I have kept in touch with friends I met on my original gap year to Australia and New Zealand, with a school friend who settled in Canada, with work colleagues returned to their native lands. And with my in-laws.

Aussie Mate was not good at writing to his family. He was happy to make phone calls, but that was infrequent due to the cost back in the 1980’s. So when we got together I began writing to the two sides of his family. Looking through the box of letters that we’ve kept, our correspondence must have been prolific.

As well as birthday and Christmas cards, and holiday postcards, there are letters on air mail paper and a couple of telegrams. A very early one addressed to Aussie Mate just states “ We’re alive, are you? love Father”. There are pre-paid aerogramme letters with the tabs that you folded and stuck down once letter was written. But on occasion we opened it incorrectly so it is a puzzle to now read it in the correct order.

It is nostalgic re-reading snapshots of people’s lives, back when we were all single, before marriages, before kids were born. It is also happy and sad to read letters from people no longer with us, from great grandparents, grandparents and a parent.

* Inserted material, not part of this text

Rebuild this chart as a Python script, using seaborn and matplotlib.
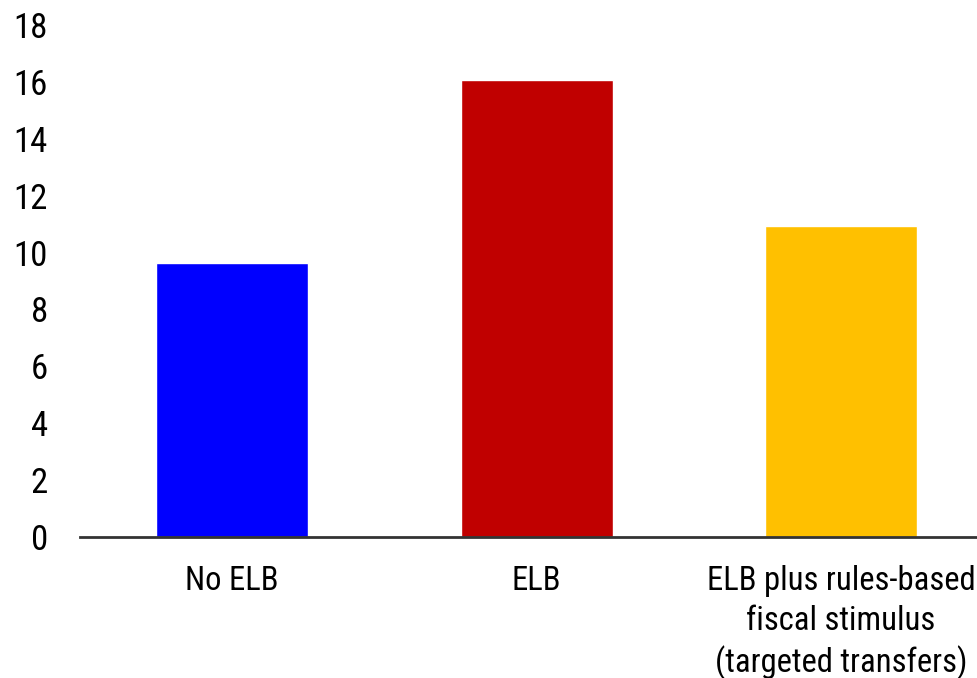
import matplotlib
matplotlib.use("Agg")
import matplotlib.pyplot as plt
from matplotlib import font_manager as fm
import seaborn as sns
import pandas as pd

categories = ["No ELB", "ELB", "ELB plus rules-based\nfiscal stimulus\n(targeted transfers)"]
values = [9.63, 16.07, 10.93]
colors = ["#0000FF", "#C00000", "#FFC000"]
yticks = [0, 2, 4, 6, 8, 10, 12, 14, 16, 18]

sns.set_theme(style="white")
installed = {f.name for f in fm.fontManager.ttflist}
narrow = [n for n in ["Liberation Sans Narrow", "Arial Narrow", "Roboto Condensed",
                      "Archivo Narrow"] if n in installed]
plt.rcParams["font.family"] = narrow[:1] + ["Liberation Sans", "DejaVu Sans"]

df = pd.DataFrame({"scenario": categories, "value": values})

fig = plt.figure(figsize=(9.78, 6.78), dpi=100)
ax = fig.add_axes([0.0818, 0.208, 0.9182, 0.7551])
sns.barplot(data=df, x="scenario", y="value", hue="scenario", palette=colors,
            width=0.5, saturation=1, legend=False, ax=ax)

ax.set_ylim(0, 18)
ax.set_xlim(-0.5, 2.45)
ax.set_yticks(yticks)
ax.set_yticklabels([str(t) for t in yticks])
ax.set_xlabel("")
ax.set_ylabel("")
for s in ["top", "right", "left"]:
    ax.spines[s].set_visible(False)
ax.spines["bottom"].set_color("#333333")
ax.spines["bottom"].set_linewidth(2)
ax.tick_params(axis="both", length=0, colors="black")
ax.tick_params(axis="y", pad=23, labelsize=25)
ax.tick_params(axis="x", pad=20, labelsize=23.5)
for lbl in ax.get_xticklabels():
    lbl.set_linespacing(1.32)

fig.savefig("out.png", dpi=100)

It is lovely to remember the odd idiosyncrasies – Father always wrote in pencil – Nanna wrote on odd scraps of paper – sister typed from work on headed paper of the time.

I have a few letters from my own family, but as they were local we did chat on the phone and saw each other frequently. I do have a few letters from my grandparents. And I recognise the hand writing on the envelopes even though the letters are over twenty years old.

Now that we all correspond by email, text and electronic message, what will future generations have as keepsakes?